(Some records)

----------------------------------------

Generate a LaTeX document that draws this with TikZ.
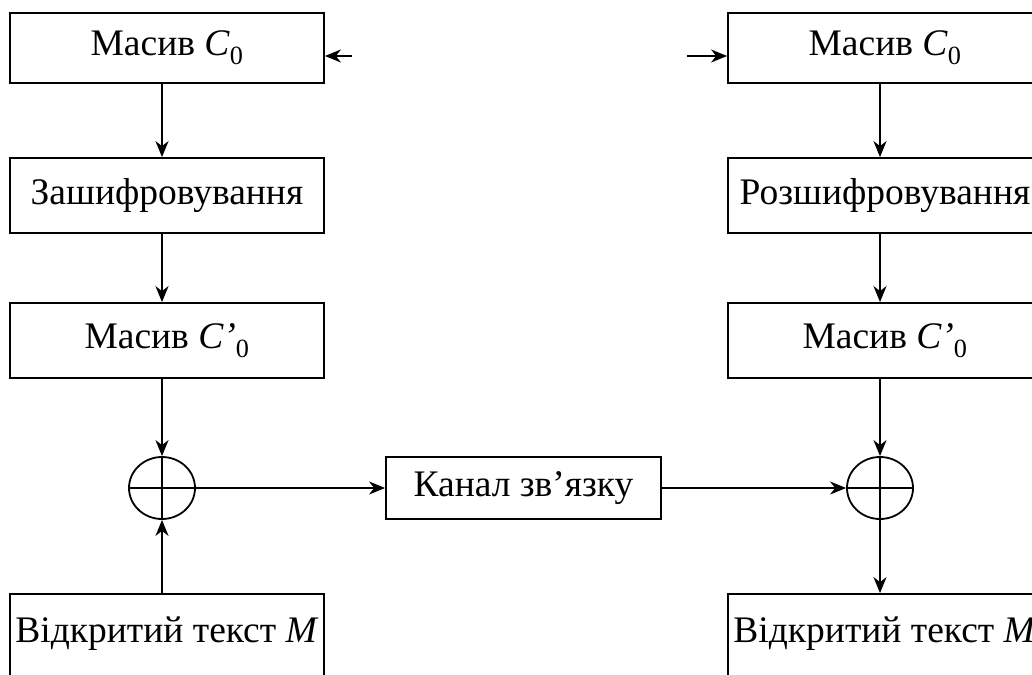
\documentclass[tikz,border=0pt]{standalone}
\usepackage{fontspec}
\setmainfont{Liberation Serif}
\usetikzlibrary{shapes.geometric,arrows.meta}

\newcommand{\masyv}[1]{Масив \textit{C#1}\textsubscript{0}}

\tikzset{
	blok/.style={draw,line width=1.8pt,minimum width=314pt,minimum height=75pt,inner sep=0pt,font=\fontsize{37.5}{40}\selectfont},
	suma/.style={draw,ellipse,line width=1.8pt,minimum width=66pt,minimum height=62pt,inner sep=0pt}
}

\begin{document}
\begin{tikzpicture}[x=1pt,y=-1pt]
		\useasboundingbox (0,0) rectangle (1032,674);
		\clip (0,0) rectangle (1032,674);
		% left column
		\node[blok,minimum height=70pt] (enc0) at (167,48) {\masyv{}};
		\node[blok] (enc1) at (167,195.5) {Зашифровування};
		\node[blok] (enc2) at (167,340.5) {\masyv{’}};
		\node[suma] (sumL) at (162,488) {};
		\node[blok,anchor=base,text height=48pt,text depth=70pt] (textL) at (167,642) {Відкритий текст \textit{M}};
		% channel
		\node[blok,minimum width=275pt,minimum height=62pt] (kanal) at (523.5,488) {Канал зв’язку};
		% right column
		\node[blok,minimum height=70pt] (dec0) at (885,48) {\masyv{}};
		\node[blok] (dec1) at (885,195.5) {Розшифровування};
		\node[blok] (dec2) at (885,340.5) {\masyv{’}};
		\node[suma] (sumR) at (880,488) {};
		\node[blok,anchor=base,text height=48pt,text depth=70pt] (textR) at (885,642) {Відкритий текст \textit{M}};
		\coordinate (inL) at (352,56);
		\coordinate (inR) at (687,56);
		\draw[line width=1.8pt] (sumL.north) -- (sumL.south) (sumL.west) -- (sumL.east)
			(sumR.north) -- (sumR.south) (sumR.west) -- (sumR.east);
		\path[line width=1.8pt,-{Stealth[length=16pt,width=13pt,inset=5pt]}]
		(inL) edge (inL -| enc0.east)
		(enc0.south -| sumL) edge (enc1.north -| sumL)
		(enc1.south -| sumL) edge (enc2.north -| sumL)
		(enc2.south -| sumL) edge (sumL.north)
		(textL.north -| sumL) edge (sumL.south)
		(sumL.east) edge (kanal.west)
		(kanal.east) edge (sumR.west)
		(inR) edge (inR -| dec0.west)
		(dec0.south -| sumR) edge (dec1.north -| sumR)
		(dec1.south -| sumR) edge (dec2.north -| sumR)
		(dec2.south -| sumR) edge (sumR.north)
		(sumR.south) edge (textR.north -| sumR);
	\end{tikzpicture}
\end{document}
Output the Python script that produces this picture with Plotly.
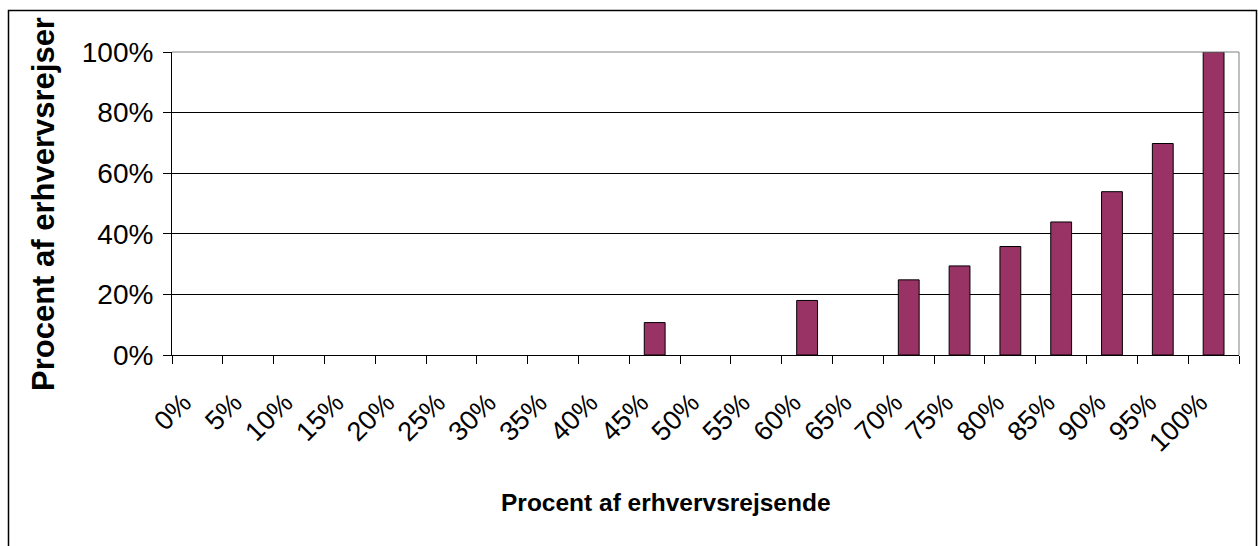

----------------------------------------

Job: All entries are to be retyped exactly. Omit any embedded images.

Completed exercise:
Generate a LaTeX document that draws this with TikZ.
\documentclass[tikz,border=0pt]{standalone}
\usepackage{fontspec}
\setmainfont{Liberation Serif}
\usetikzlibrary{shapes.geometric,arrows.meta}

\newcommand{\masyv}[1]{Масив \textit{C#1}\textsubscript{0}}

\tikzset{
	blok/.style={draw,line width=1.8pt,minimum width=314pt,minimum height=75pt,inner sep=0pt,font=\fontsize{37.5}{40}\selectfont},
	suma/.style={draw,ellipse,line width=1.8pt,minimum width=66pt,minimum height=62pt,inner sep=0pt}
}

\begin{document}
\begin{tikzpicture}[x=1pt,y=-1pt]
		\useasboundingbox (0,0) rectangle (1032,674);
		\clip (0,0) rectangle (1032,674);
		% left column
		\node[blok,minimum height=70pt] (enc0) at (167,48) {\masyv{}};
		\node[blok] (enc1) at (167,195.5) {Зашифровування};
		\node[blok] (enc2) at (167,340.5) {\masyv{’}};
		\node[suma] (sumL) at (162,488) {};
		\node[blok,anchor=base,text height=48pt,text depth=70pt] (textL) at (167,642) {Відкритий текст \textit{M}};
		% channel
		\node[blok,minimum width=275pt,minimum height=62pt] (kanal) at (523.5,488) {Канал зв’язку};
		% right column
		\node[blok,minimum height=70pt] (dec0) at (885,48) {\masyv{}};
		\node[blok] (dec1) at (885,195.5) {Розшифровування};
		\node[blok] (dec2) at (885,340.5) {\masyv{’}};
		\node[suma] (sumR) at (880,488) {};
		\node[blok,anchor=base,text height=48pt,text depth=70pt] (textR) at (885,642) {Відкритий текст \textit{M}};
		\coordinate (inL) at (352,56);
		\coordinate (inR) at (687,56);
		\draw[line width=1.8pt] (sumL.north) -- (sumL.south) (sumL.west) -- (sumL.east)
			(sumR.north) -- (sumR.south) (sumR.west) -- (sumR.east);
		\path[line width=1.8pt,-{Stealth[length=16pt,width=13pt,inset=5pt]}]
		(inL) edge (inL -| enc0.east)
		(enc0.south -| sumL) edge (enc1.north -| sumL)
		(enc1.south -| sumL) edge (enc2.north -| sumL)
		(enc2.south -| sumL) edge (sumL.north)
		(textL.north -| sumL) edge (sumL.south)
		(sumL.east) edge (kanal.west)
		(kanal.east) edge (sumR.west)
		(inR) edge (inR -| dec0.west)
		(dec0.south -| sumR) edge (dec1.north -| sumR)
		(dec1.south -| sumR) edge (dec2.north -| sumR)
		(dec2.south -| sumR) edge (sumR.north)
		(sumR.south) edge (textR.north -| sumR);
	\end{tikzpicture}
\end{document}
Output the Python script that produces this picture with Plotly.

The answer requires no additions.